The NCP cars also helped locals in their small transportation businesses, most of which depend on such cars for their livelihood in the absence of established industries in the region.

“But the facility turned distress in just five years as an abrupt increase in the cars causes traffic jams,” says Ismail, who uses his small Suzuki van to transport supplies to vendors in Gilgit’s markets.

“You can’t find a place to park the car to drop off the supplies to vendors as the roads are narrow,” he lamented.

Ismail, though, is not interested in debates about the political system in the region – which was given a province-like status only in 2009 – is mature enough to deliver or if the bureaucracy supports the political government.

He, like the other 1.5 million residents of the landlocked region, know that traffic issues are getting complicated.

Thinly staffed excise dept

Like the provincial setup, the department of excise and taxation in the region is also new, having been formed in 2009 under the Empowerment and Self-Governance Order 2009.

The department, though, has just five officers who are supposed to deal with thousands of vehicles in the region.

“The situation has badly affected the performance of the department as it lacks the legal cover to crack down on even stolen vehicles,” Senior Official Abdul Waheed Shah told The Express Tribune.

Shah worked as the secretary of the excise department for a while before he was recently transferred out.

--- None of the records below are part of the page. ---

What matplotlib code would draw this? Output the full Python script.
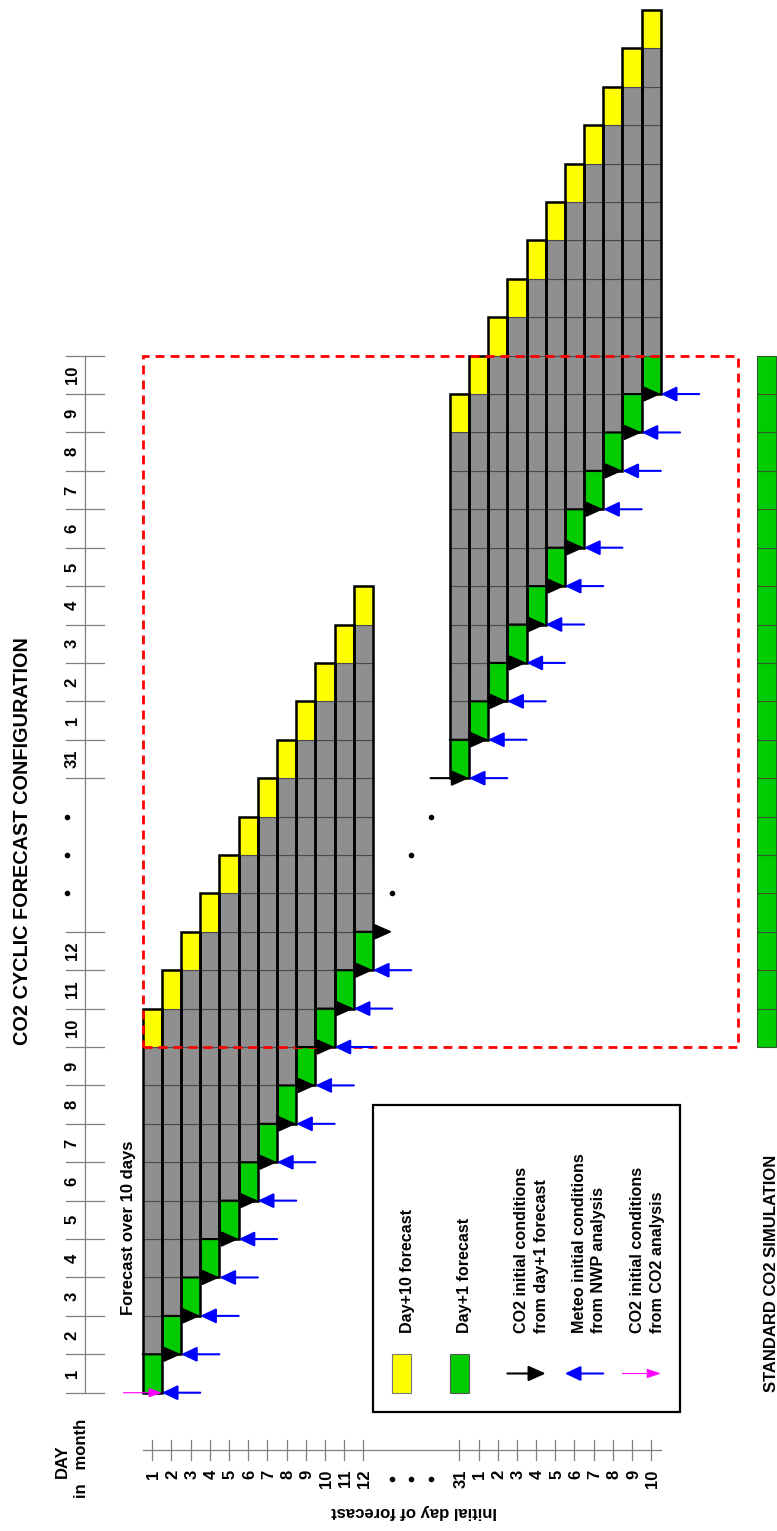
import matplotlib
matplotlib.use('Agg')
import matplotlib.pyplot as plt
from matplotlib.patches import Rectangle

# ---------------- data ----------------
row_labels = ['1', '2', '3', '4', '5', '6', '7', '8', '9', '10', '11', '12',
              '31', '1', '2', '3', '4', '5', '6', '7', '8', '9', '10']
row_start_slot = [0, 1, 2, 3, 4, 5, 6, 7, 8, 9, 10, 11,
                  16, 17, 18, 19, 20, 21, 22, 23, 24, 25, 26]
day_labels = ['1', '2', '3', '4', '5', '6', '7', '8', '9', '10', '11', '12',
              '31', '1', '2', '3', '4', '5', '6', '7', '8', '9', '10']
day_slot = [0, 1, 2, 3, 4, 5, 6, 7, 8, 9, 10, 11,
            16, 17, 18, 19, 20, 21, 22, 23, 24, 25, 26]
gap_dots = [13, 14, 15]
forecast_days = 10
co2_ic_from_forecast = [1, 2, 3, 4, 5, 6, 7, 8, 9, 10, 11, 12,
                        16, 17, 18, 19, 20, 21, 22, 23, 24, 25, 26]
co2_ic_from_analysis = [0]
meteo_ic = [0, 1, 2, 3, 4, 5, 6, 7, 8, 9, 10, 11,
            16, 17, 18, 19, 20, 21, 22, 23, 24, 25, 26]
standard_sim_slots = [9, 10, 11, 12, 13, 14, 15, 16, 17, 18, 19, 20, 21, 22, 23, 24, 25, 26]

legend_labels = [['Day+10 forecast'], ['Day+1 forecast'],
                 ['CO2 initial conditions', 'from day+1 forecast'],
                 ['Meteo initial conditions', 'from NWP analysis'],
                 ['CO2 initial conditions', 'from CO2 analysis']]

# ---------------- style ----------------
YELLOW = '#ffff00'
GREEN = '#00cc00'
GRAY = '#8f8f8f'
BLUE = '#0000ff'
MAGENTA = '#ff00ff'
AXC = '#808080'

plt.rcParams['font.family'] = ['Liberation Sans', 'DejaVu Sans']
plt.rcParams['font.weight'] = 'bold'

W, H = 777, 1531
X0, CW = 142.7, 19.19      # pixel of column boundary 0, column width
Y0, SH = 1392.7, 38.41     # pixel (from top) of slot boundary 0, slot height

fig = plt.figure(figsize=(W / 100, H / 100), dpi=100)
ax = fig.add_axes([0, 0, 1, 1])
ax.set_xlim(-X0 / CW, (W - X0) / CW)
ax.set_ylim(-(H - Y0) / SH, Y0 / SH)
ax.axis('off')


def arrow(x0, x1, y, color, lw, hl, hw):
    ax.annotate('', xy=(x1, y), xytext=(x0, y),
                arrowprops=dict(arrowstyle=f'-|>,head_length={hl},head_width={hw}',
                                color=color, lw=lw, shrinkA=0, shrinkB=0,
                                mutation_scale=10),
                zorder=6)


# forecast columns
for r in row_start_slot:
    for k in range(forecast_days):
        col = GREEN if k == 0 else (YELLOW if k == forecast_days - 1 else GRAY)
        ax.add_patch(Rectangle((r, r + k), 1, 1, facecolor=col, edgecolor='#4a4a4a',
                               lw=0.8, zorder=2))
    ax.add_patch(Rectangle((r, r), 1, forecast_days, fill=False, edgecolor='black',
                           lw=1.8, zorder=3))

# standard simulation bar
for s in standard_sim_slots:
    ax.add_patch(Rectangle((32, s), 1, 1, facecolor=GREEN, edgecolor='#2e5a2e',
                           lw=0.8, zorder=2))

# red dashed window
ax.add_patch(Rectangle((0, standard_sim_slots[0]), 31, len(standard_sim_slots),
                       fill=False, edgecolor='red', lw=2.0, ls=(0, (3.2, 2.2)), zorder=4))

# arrows
for r in co2_ic_from_forecast:
    arrow(r - 1, r + 1, r, 'black', 1.5, 1.05, 0.47)
for r in meteo_ic:
    arrow(r + 3, r + 1, r, BLUE, 1.5, 0.95, 0.45)
for r in co2_ic_from_analysis:
    arrow(r - 1, r + 1, r, MAGENTA, 0.8, 0.8, 0.29)

# gap dots
ax.plot(gap_dots, gap_dots, 'o', color='black', ms=3, zorder=5)

# left (day) axis
ax.plot([-3, -3], [0, day_slot[-1] + 1], color=AXC, lw=0.9)
ticks = sorted(set(day_slot) | set(s + 1 for s in day_slot))
for s in ticks:
    ax.plot([-4, -2], [s, s], color=AXC, lw=0.9)
for lab, s in zip(day_labels, day_slot):
    ax.text(-3.44, s + 0.5, lab, rotation=90, rotation_mode='anchor', ha='center',
            va='baseline', fontsize=12, fontweight='bold')
ax.plot([-3.96] * len(gap_dots), gap_dots, 'o', color='black', ms=3)

# bottom (row) axis
ax.plot([0, row_start_slot[-1] + 1], [-1.5, -1.5], color=AXC, lw=0.9)
for r in row_start_slot:
    ax.plot([r + 0.5, r + 0.5], [-1.24, -1.76], color=AXC, lw=0.9)
for lab, r in zip(row_labels, row_start_slot):
    ax.text(r + 0.5 + 0.31, -2.0, lab, rotation=90, rotation_mode='anchor', ha='right',
            va='baseline', fontsize=12, fontweight='bold')
ax.plot(gap_dots, [-2.25] * len(gap_dots), 'o', color='black', ms=3)

# titles and labels
ax.text(-5.96, 9.05, 'CO2 CYCLIC FORECAST CONFIGURATION', rotation=90,
        rotation_mode='anchor', ha='left', va='baseline', fontsize=14.3, fontweight='bold')
ax.text(-0.48, 2.02, 'Forecast over 10 days', rotation=90, rotation_mode='anchor',
        ha='left', va='baseline', fontsize=12, fontweight='bold')
ax.text(32.98, 0.02, 'STANDARD CO2 SIMULATION', rotation=90, rotation_mode='anchor',
        ha='left', va='baseline', fontsize=12, fontweight='bold')
ax.text(18.45, -2.97, 'Initial day of forecast', rotation=180, rotation_mode='anchor',
        ha='left', va='baseline', fontsize=12, fontweight='bold')
ax.text(-3.94, -2.23, 'DAY', rotation=90, rotation_mode='anchor',
        ha='left', va='baseline', fontsize=12, fontweight='bold')
ax.text(-2.96, -2.74, 'in   month', rotation=90, rotation_mode='anchor',
        ha='left', va='baseline', fontsize=12, fontweight='bold')

# legend
ax.add_patch(Rectangle((12, -0.5), 16, 8, fill=False, edgecolor='black', lw=1.6, zorder=3))
ax.add_patch(Rectangle((13, 0), 1, 1, facecolor=YELLOW, edgecolor='#777777', lw=0.8))
ax.add_patch(Rectangle((16, 0), 1, 1, facecolor=GREEN, edgecolor='#555555', lw=0.8))
arrow(19, 21, 0.5, 'black', 1.5, 1.05, 0.47)
arrow(24, 22, 0.5, BLUE, 1.5, 0.95, 0.45)
arrow(25, 27, 0.5, MAGENTA, 0.8, 0.85, 0.29)
legend_baselines = [[14.05], [17.02], [20.0, 21.0], [23.0, 24.0], [26.0, 27.05]]
for lines, xs in zip(legend_labels, legend_baselines):
    for txt, x in zip(lines, xs):
        ax.text(x, 1.55, txt, rotation=90, rotation_mode='anchor', ha='left',
                va='baseline', fontsize=11.6, fontweight='bold')

fig.savefig('out.png', dpi=100)
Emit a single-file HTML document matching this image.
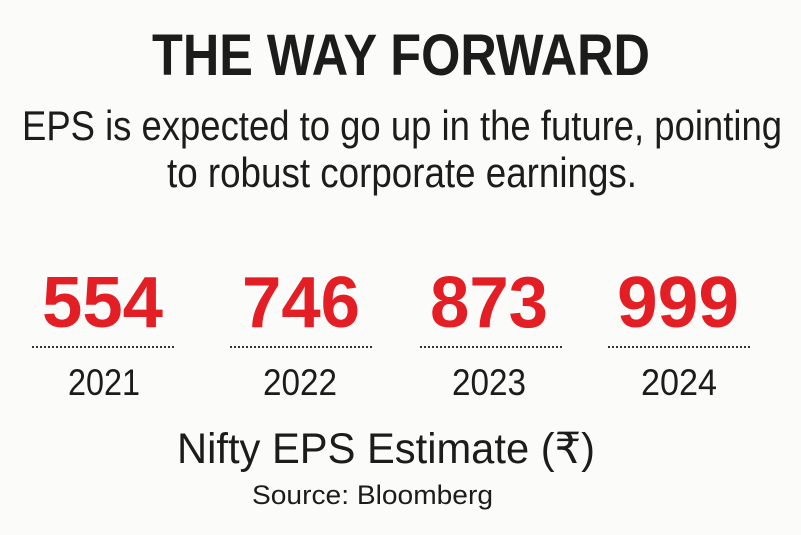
<!DOCTYPE html>
<html><head><meta charset="utf-8"><style>
html,body{margin:0;padding:0;background:#fbfbf9;}
svg{display:block}
text{font-family:"Liberation Sans","DejaVu Sans",sans-serif;fill:#1c1c1c}
.r{fill:#e31e24;font-weight:bold;font-size:72px}
.y{font-size:37px}
</style></head><body>
<svg width="801" height="535" viewBox="0 0 801 535" xmlns="http://www.w3.org/2000/svg">
<rect width="801" height="535" fill="#fbfbf9"/>
<text x="152" y="75" font-size="58" font-weight="bold" textLength="498" lengthAdjust="spacingAndGlyphs">THE WAY FORWARD</text>
<text x="22" y="140" font-size="42" textLength="760" lengthAdjust="spacingAndGlyphs">EPS is expected to go up in the future, pointing</text>
<text x="167" y="187" font-size="42" textLength="470" lengthAdjust="spacingAndGlyphs">to robust corporate earnings.</text>
<text class="r" x="42" y="327" textLength="121" lengthAdjust="spacingAndGlyphs">554</text>
<text class="r" x="242" y="327" textLength="118" lengthAdjust="spacingAndGlyphs">746</text>
<text class="r" x="430" y="327" textLength="118" lengthAdjust="spacingAndGlyphs">873</text>
<text class="r" x="617" y="327" textLength="122" lengthAdjust="spacingAndGlyphs">999</text>
<g stroke="#333" stroke-width="2" stroke-dasharray="2 2">
<line x1="32" y1="347" x2="174" y2="347"/>
<line x1="230" y1="347" x2="372" y2="347"/>
<line x1="420" y1="347" x2="562" y2="347"/>
<line x1="608" y1="347" x2="752" y2="347"/>
</g>
<text class="y" x="68" y="395" textLength="72" lengthAdjust="spacingAndGlyphs">2021</text>
<text class="y" x="263" y="395" textLength="74" lengthAdjust="spacingAndGlyphs">2022</text>
<text class="y" x="452" y="395" textLength="74" lengthAdjust="spacingAndGlyphs">2023</text>
<text class="y" x="641" y="395" textLength="76" lengthAdjust="spacingAndGlyphs">2024</text>
<text x="177" y="463" font-size="43" textLength="418" lengthAdjust="spacingAndGlyphs">Nifty EPS Estimate (₹)</text>
<text x="252" y="504" font-size="27" textLength="241" lengthAdjust="spacingAndGlyphs">Source: Bloomberg</text>
</svg>
</body></html>
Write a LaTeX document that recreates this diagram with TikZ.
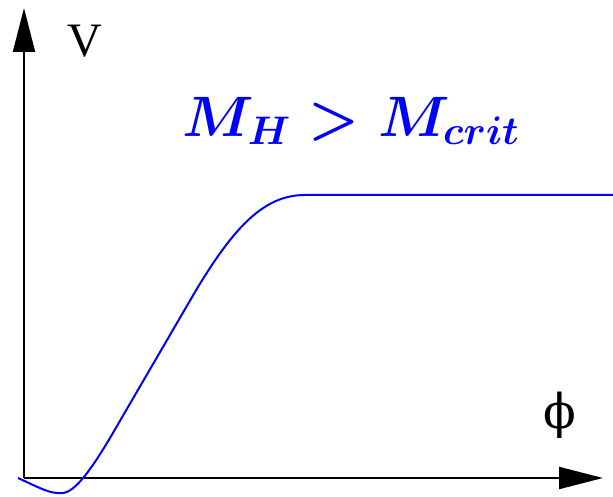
\RequirePackage{fix-cm}
\documentclass[tikz,border=0pt]{standalone}
\usepackage{amsmath, amssymb}
\usepackage{fontspec}
\setmainfont{Liberation Serif}
\newfontfamily\phifont{DejaVu Serif}
\usepackage{tikz}
\usetikzlibrary{arrows.meta}
\usepackage{xcolor}

\tikzset{
  axis/.style={line width=2pt, -{Triangle[length=44pt,width=22pt]}},
  pot/.style={blue, line width=2pt},
  axlabel/.style={inner sep=0pt, font=\fontsize{48}{50}\selectfont},
  condlabel/.style={text=blue, inner sep=0pt, font=\fontsize{57}{60}\selectfont\boldmath}
}

\begin{document}
\begin{tikzpicture}[x=1pt, y=-1pt]
  \useasboundingbox (0,0) rectangle (613,497);
  \coordinate (O) at (24,478);
  \coordinate (ytip) at (24,8);
  \coordinate (xtip) at (603,478);
  \draw[axis] (O) -- (ytip);
  \draw[axis] (O) -- (xtip);
  \node[axlabel] (vlab) at (85,41) {V};
  \node[axlabel] (philab) at (560,415) {\phifont ϕ};
  % potential curve
  \draw[pot] (18,478) .. controls (40,488) and (50,494) .. (62,493) .. controls (75,493) and (92,468) .. (110,438) -- (195,292) .. controls (235,225) and (265,195) .. (305,195) -- (613,195);
  \node[condlabel] (cond) at (351,121) {$M_H > M_{crit}$};
\end{tikzpicture}
\end{document}
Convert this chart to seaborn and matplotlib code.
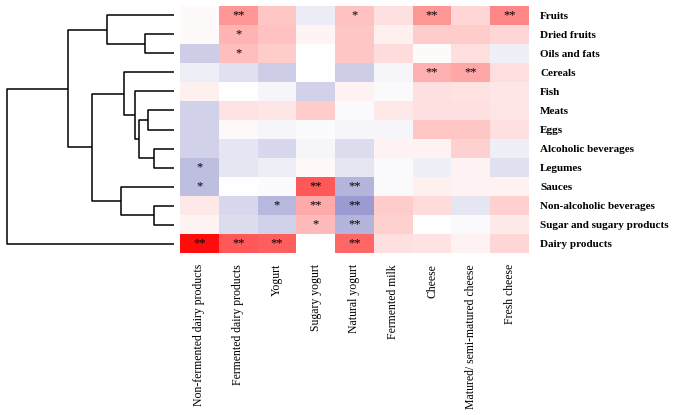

“Due to the lack of relevant laws, we are unable to confiscate vehicles smuggled into the region,” he said.

Meanwhile, Superintendent of Traffic Police Tahira Yasub said they lacked resources and manpower to handle the mess.

“The issues are many but resources are scarce,”  Yasub said.

On the other hand, Faizullah Faraq, the official spokesperson for G-B government said that they wre evolving a strategy to settle issues relating to traffic in the region.

Published in The Express Tribune, February 24th, 2017.